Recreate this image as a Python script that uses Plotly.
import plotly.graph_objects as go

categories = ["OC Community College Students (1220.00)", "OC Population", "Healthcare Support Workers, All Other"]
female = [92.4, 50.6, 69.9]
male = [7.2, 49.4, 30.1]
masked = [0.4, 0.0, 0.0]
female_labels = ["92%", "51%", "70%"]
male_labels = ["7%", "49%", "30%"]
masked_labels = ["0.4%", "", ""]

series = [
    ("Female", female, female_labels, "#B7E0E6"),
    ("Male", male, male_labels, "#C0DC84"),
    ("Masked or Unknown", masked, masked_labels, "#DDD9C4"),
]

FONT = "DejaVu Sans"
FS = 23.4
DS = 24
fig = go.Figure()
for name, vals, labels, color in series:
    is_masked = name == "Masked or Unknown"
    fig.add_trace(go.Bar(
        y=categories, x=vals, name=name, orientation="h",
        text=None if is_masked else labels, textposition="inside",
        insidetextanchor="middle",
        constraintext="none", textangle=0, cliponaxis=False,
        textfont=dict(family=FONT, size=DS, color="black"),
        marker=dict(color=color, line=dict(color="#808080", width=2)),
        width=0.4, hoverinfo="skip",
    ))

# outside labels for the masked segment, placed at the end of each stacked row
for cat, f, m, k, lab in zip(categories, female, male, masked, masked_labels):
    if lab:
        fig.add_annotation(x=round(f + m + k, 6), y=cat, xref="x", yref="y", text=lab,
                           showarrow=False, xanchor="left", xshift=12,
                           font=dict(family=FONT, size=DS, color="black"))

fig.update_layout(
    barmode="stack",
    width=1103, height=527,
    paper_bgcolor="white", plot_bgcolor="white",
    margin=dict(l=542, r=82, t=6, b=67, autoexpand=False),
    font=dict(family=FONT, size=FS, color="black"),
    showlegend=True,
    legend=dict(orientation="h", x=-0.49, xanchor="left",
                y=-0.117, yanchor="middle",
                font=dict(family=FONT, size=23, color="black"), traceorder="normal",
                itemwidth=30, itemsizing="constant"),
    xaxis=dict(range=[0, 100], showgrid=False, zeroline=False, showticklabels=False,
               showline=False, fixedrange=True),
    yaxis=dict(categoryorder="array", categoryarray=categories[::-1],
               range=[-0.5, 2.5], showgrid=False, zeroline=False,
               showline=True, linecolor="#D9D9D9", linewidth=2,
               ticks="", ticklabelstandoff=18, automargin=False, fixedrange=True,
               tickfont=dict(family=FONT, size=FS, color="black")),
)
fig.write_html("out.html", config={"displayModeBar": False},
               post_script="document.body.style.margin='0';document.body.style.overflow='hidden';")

************

Write out the data again, exactly and in full.

Recreate this image as a Python script that uses Plotly.
import plotly.graph_objects as go

categories = ["OC Community College Students (1220.00)", "OC Population", "Healthcare Support Workers, All Other"]
female = [92.4, 50.6, 69.9]
male = [7.2, 49.4, 30.1]
masked = [0.4, 0.0, 0.0]
female_labels = ["92%", "51%", "70%"]
male_labels = ["7%", "49%", "30%"]
masked_labels = ["0.4%", "", ""]

series = [
    ("Female", female, female_labels, "#B7E0E6"),
    ("Male", male, male_labels, "#C0DC84"),
    ("Masked or Unknown", masked, masked_labels, "#DDD9C4"),
]

FONT = "DejaVu Sans"
FS = 23.4
DS = 24
fig = go.Figure()
for name, vals, labels, color in series:
    is_masked = name == "Masked or Unknown"
    fig.add_trace(go.Bar(
        y=categories, x=vals, name=name, orientation="h",
        text=None if is_masked else labels, textposition="inside",
        insidetextanchor="middle",
        constraintext="none", textangle=0, cliponaxis=False,
        textfont=dict(family=FONT, size=DS, color="black"),
        marker=dict(color=color, line=dict(color="#808080", width=2)),
        width=0.4, hoverinfo="skip",
    ))

# outside labels for the masked segment, placed at the end of each stacked row
for cat, f, m, k, lab in zip(categories, female, male, masked, masked_labels):
    if lab:
        fig.add_annotation(x=round(f + m + k, 6), y=cat, xref="x", yref="y", text=lab,
                           showarrow=False, xanchor="left", xshift=12,
                           font=dict(family=FONT, size=DS, color="black"))

fig.update_layout(
    barmode="stack",
    width=1103, height=527,
    paper_bgcolor="white", plot_bgcolor="white",
    margin=dict(l=542, r=82, t=6, b=67, autoexpand=False),
    font=dict(family=FONT, size=FS, color="black"),
    showlegend=True,
    legend=dict(orientation="h", x=-0.49, xanchor="left",
                y=-0.117, yanchor="middle",
                font=dict(family=FONT, size=23, color="black"), traceorder="normal",
                itemwidth=30, itemsizing="constant"),
    xaxis=dict(range=[0, 100], showgrid=False, zeroline=False, showticklabels=False,
               showline=False, fixedrange=True),
    yaxis=dict(categoryorder="array", categoryarray=categories[::-1],
               range=[-0.5, 2.5], showgrid=False, zeroline=False,
               showline=True, linecolor="#D9D9D9", linewidth=2,
               ticks="", ticklabelstandoff=18, automargin=False, fixedrange=True,
               tickfont=dict(family=FONT, size=FS, color="black")),
)
fig.write_html("out.html", config={"displayModeBar": False},
               post_script="document.body.style.margin='0';document.body.style.overflow='hidden';")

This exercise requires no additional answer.